With "fixed" you might as well think about a
compression/condensation of
operations. For example, if someone inserts a word and
deletes it again,
it will not occur in the CT, although there had been two
operations.
That was my question.
You are presuming a model that does not track changes to
changes.
Might be philosophical, as every operation creates a new
independent
document state. Therefore two (or more) sequential operations
changing
the same data, could be interpreted either as two (or more)
independent
changes of the document state or as a change of a change.

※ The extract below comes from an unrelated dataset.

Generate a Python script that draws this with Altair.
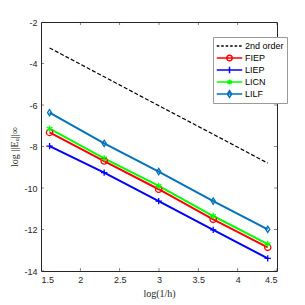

After realizing both views are equivalent it is much easier to
work
solely with the prior model, where each change is independent
and
movable along the sequence of operations (presuming to do the
required
OT adaption during movement, i.e. whenever passing a
create/delete
operation that influence the position of the moving operation
de/increase the position integer).
Which is one presumption but perhaps not
the one that the TC desires
to make.
The TC is likely to favor the easiest and efficient model being
offered.
Can think of compression/condensation of
operations but that means the
CT syntax has to record multiple changes, say make bold and
italic
instead of separate operations of bold, then italic (on the
same text).
From a abstract high level view, changing the style on text is
nothing
more than an change of properties on a sequence of the document.
Someone
might change a single property or multiple properties. Latter
might be
done via operations by either passing all properties along or
defining a
set beforehand. Someone might even have the vision that some
style sets
are being defined before the operations occurs (to follow our
convention
over configuration approach), either within the document (as a
given
style set) or preferable within the ODF specification, by "style
blends"
from the application vendors. For instance, the "heading 1"
style set
might be defined before hand, instead of passing the styles for
every
document being opened.
Various compressions are thinkable, all they have to have in
common is
to keep the information set equivalent.
And, it means we have to define when
compression/condensation occurs
and how it is recorded in syntax.
Uncertain yet, if we have to be necessarily such strict. We
definitely
have to define what operations are equivalent. We could even
come up
with a normalized form of operations (the most efficient form of
operations to be exchanged).
Not objecting to your answer but it
leaves out a lot of detail. ;-)
Sure, just wanted to keep the mail short ;)
Hope you are having a great day!
Patrick
Hope you are having a great day as well!